→ **Provided data**:
-=-=-
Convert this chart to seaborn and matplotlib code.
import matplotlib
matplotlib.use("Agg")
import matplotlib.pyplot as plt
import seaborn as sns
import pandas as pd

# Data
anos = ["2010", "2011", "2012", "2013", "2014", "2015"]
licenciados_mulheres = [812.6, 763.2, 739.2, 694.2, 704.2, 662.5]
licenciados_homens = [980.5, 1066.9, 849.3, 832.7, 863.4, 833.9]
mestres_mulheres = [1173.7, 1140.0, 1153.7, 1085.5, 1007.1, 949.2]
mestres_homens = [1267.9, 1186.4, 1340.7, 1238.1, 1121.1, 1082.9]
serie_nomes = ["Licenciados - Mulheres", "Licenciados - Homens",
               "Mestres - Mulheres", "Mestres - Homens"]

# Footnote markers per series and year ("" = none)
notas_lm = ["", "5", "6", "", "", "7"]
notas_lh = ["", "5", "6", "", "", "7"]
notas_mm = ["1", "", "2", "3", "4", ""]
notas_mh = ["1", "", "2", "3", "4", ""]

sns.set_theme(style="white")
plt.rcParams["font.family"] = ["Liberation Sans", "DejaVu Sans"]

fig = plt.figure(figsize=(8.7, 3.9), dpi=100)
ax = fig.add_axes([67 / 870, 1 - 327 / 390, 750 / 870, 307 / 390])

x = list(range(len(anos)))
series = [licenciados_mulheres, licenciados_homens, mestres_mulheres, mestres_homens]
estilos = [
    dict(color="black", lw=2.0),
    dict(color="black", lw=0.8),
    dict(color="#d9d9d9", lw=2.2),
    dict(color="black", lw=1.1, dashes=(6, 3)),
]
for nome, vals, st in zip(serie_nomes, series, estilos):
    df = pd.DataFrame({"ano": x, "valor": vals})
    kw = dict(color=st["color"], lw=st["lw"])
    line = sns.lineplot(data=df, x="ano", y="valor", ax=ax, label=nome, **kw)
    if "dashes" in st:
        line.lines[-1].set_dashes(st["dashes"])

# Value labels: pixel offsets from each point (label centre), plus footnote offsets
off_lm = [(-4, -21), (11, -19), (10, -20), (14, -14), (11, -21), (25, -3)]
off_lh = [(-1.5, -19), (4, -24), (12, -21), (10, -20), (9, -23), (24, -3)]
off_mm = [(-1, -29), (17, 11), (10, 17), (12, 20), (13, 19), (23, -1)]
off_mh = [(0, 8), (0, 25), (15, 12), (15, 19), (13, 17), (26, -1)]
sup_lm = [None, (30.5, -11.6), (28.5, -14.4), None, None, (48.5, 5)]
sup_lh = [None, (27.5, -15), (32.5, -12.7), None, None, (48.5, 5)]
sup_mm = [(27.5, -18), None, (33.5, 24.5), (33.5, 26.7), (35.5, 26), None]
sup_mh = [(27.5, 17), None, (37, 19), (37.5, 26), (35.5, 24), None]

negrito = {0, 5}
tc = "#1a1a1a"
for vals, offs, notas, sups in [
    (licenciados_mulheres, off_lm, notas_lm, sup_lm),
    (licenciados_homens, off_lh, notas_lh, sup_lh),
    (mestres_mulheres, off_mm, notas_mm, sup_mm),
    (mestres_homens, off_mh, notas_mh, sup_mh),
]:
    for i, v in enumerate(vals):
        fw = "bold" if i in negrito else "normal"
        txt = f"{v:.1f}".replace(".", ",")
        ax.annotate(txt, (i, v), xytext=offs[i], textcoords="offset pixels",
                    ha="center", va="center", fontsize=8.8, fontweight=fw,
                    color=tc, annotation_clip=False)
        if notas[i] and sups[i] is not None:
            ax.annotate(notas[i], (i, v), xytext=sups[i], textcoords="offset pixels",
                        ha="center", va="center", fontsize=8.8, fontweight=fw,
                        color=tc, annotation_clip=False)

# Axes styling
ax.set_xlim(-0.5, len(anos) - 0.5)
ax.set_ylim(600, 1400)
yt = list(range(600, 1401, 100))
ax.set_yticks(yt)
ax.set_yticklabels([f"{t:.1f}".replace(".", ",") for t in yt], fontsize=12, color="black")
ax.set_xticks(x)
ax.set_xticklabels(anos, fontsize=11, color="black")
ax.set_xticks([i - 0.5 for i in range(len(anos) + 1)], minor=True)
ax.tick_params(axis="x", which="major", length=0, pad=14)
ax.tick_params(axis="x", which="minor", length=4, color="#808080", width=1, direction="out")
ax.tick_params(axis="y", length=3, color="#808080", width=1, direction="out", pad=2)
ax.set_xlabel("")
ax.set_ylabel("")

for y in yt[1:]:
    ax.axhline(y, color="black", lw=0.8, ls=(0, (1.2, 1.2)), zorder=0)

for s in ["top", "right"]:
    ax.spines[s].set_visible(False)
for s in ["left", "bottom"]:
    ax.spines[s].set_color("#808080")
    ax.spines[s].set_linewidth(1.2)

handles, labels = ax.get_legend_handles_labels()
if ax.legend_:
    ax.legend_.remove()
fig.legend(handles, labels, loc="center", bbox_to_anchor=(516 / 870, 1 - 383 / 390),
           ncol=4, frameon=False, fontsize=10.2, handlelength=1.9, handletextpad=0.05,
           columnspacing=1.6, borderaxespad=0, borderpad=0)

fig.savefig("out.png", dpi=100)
-=-=-
→ **Given task**:
Reproduce the full listing exactly.

→ **Answer for this exercise**:
Convert this chart to seaborn and matplotlib code.
import matplotlib
matplotlib.use("Agg")
import matplotlib.pyplot as plt
import seaborn as sns
import pandas as pd

# Data
anos = ["2010", "2011", "2012", "2013", "2014", "2015"]
licenciados_mulheres = [812.6, 763.2, 739.2, 694.2, 704.2, 662.5]
licenciados_homens = [980.5, 1066.9, 849.3, 832.7, 863.4, 833.9]
mestres_mulheres = [1173.7, 1140.0, 1153.7, 1085.5, 1007.1, 949.2]
mestres_homens = [1267.9, 1186.4, 1340.7, 1238.1, 1121.1, 1082.9]
serie_nomes = ["Licenciados - Mulheres", "Licenciados - Homens",
               "Mestres - Mulheres", "Mestres - Homens"]

# Footnote markers per series and year ("" = none)
notas_lm = ["", "5", "6", "", "", "7"]
notas_lh = ["", "5", "6", "", "", "7"]
notas_mm = ["1", "", "2", "3", "4", ""]
notas_mh = ["1", "", "2", "3", "4", ""]

sns.set_theme(style="white")
plt.rcParams["font.family"] = ["Liberation Sans", "DejaVu Sans"]

fig = plt.figure(figsize=(8.7, 3.9), dpi=100)
ax = fig.add_axes([67 / 870, 1 - 327 / 390, 750 / 870, 307 / 390])

x = list(range(len(anos)))
series = [licenciados_mulheres, licenciados_homens, mestres_mulheres, mestres_homens]
estilos = [
    dict(color="black", lw=2.0),
    dict(color="black", lw=0.8),
    dict(color="#d9d9d9", lw=2.2),
    dict(color="black", lw=1.1, dashes=(6, 3)),
]
for nome, vals, st in zip(serie_nomes, series, estilos):
    df = pd.DataFrame({"ano": x, "valor": vals})
    kw = dict(color=st["color"], lw=st["lw"])
    line = sns.lineplot(data=df, x="ano", y="valor", ax=ax, label=nome, **kw)
    if "dashes" in st:
        line.lines[-1].set_dashes(st["dashes"])

# Value labels: pixel offsets from each point (label centre), plus footnote offsets
off_lm = [(-4, -21), (11, -19), (10, -20), (14, -14), (11, -21), (25, -3)]
off_lh = [(-1.5, -19), (4, -24), (12, -21), (10, -20), (9, -23), (24, -3)]
off_mm = [(-1, -29), (17, 11), (10, 17), (12, 20), (13, 19), (23, -1)]
off_mh = [(0, 8), (0, 25), (15, 12), (15, 19), (13, 17), (26, -1)]
sup_lm = [None, (30.5, -11.6), (28.5, -14.4), None, None, (48.5, 5)]
sup_lh = [None, (27.5, -15), (32.5, -12.7), None, None, (48.5, 5)]
sup_mm = [(27.5, -18), None, (33.5, 24.5), (33.5, 26.7), (35.5, 26), None]
sup_mh = [(27.5, 17), None, (37, 19), (37.5, 26), (35.5, 24), None]

negrito = {0, 5}
tc = "#1a1a1a"
for vals, offs, notas, sups in [
    (licenciados_mulheres, off_lm, notas_lm, sup_lm),
    (licenciados_homens, off_lh, notas_lh, sup_lh),
    (mestres_mulheres, off_mm, notas_mm, sup_mm),
    (mestres_homens, off_mh, notas_mh, sup_mh),
]:
    for i, v in enumerate(vals):
        fw = "bold" if i in negrito else "normal"
        txt = f"{v:.1f}".replace(".", ",")
        ax.annotate(txt, (i, v), xytext=offs[i], textcoords="offset pixels",
                    ha="center", va="center", fontsize=8.8, fontweight=fw,
                    color=tc, annotation_clip=False)
        if notas[i] and sups[i] is not None:
            ax.annotate(notas[i], (i, v), xytext=sups[i], textcoords="offset pixels",
                        ha="center", va="center", fontsize=8.8, fontweight=fw,
                        color=tc, annotation_clip=False)

# Axes styling
ax.set_xlim(-0.5, len(anos) - 0.5)
ax.set_ylim(600, 1400)
yt = list(range(600, 1401, 100))
ax.set_yticks(yt)
ax.set_yticklabels([f"{t:.1f}".replace(".", ",") for t in yt], fontsize=12, color="black")
ax.set_xticks(x)
ax.set_xticklabels(anos, fontsize=11, color="black")
ax.set_xticks([i - 0.5 for i in range(len(anos) + 1)], minor=True)
ax.tick_params(axis="x", which="major", length=0, pad=14)
ax.tick_params(axis="x", which="minor", length=4, color="#808080", width=1, direction="out")
ax.tick_params(axis="y", length=3, color="#808080", width=1, direction="out", pad=2)
ax.set_xlabel("")
ax.set_ylabel("")

for y in yt[1:]:
    ax.axhline(y, color="black", lw=0.8, ls=(0, (1.2, 1.2)), zorder=0)

for s in ["top", "right"]:
    ax.spines[s].set_visible(False)
for s in ["left", "bottom"]:
    ax.spines[s].set_color("#808080")
    ax.spines[s].set_linewidth(1.2)

handles, labels = ax.get_legend_handles_labels()
if ax.legend_:
    ax.legend_.remove()
fig.legend(handles, labels, loc="center", bbox_to_anchor=(516 / 870, 1 - 383 / 390),
           ncol=4, frameon=False, fontsize=10.2, handlelength=1.9, handletextpad=0.05,
           columnspacing=1.6, borderaxespad=0, borderpad=0)

fig.savefig("out.png", dpi=100)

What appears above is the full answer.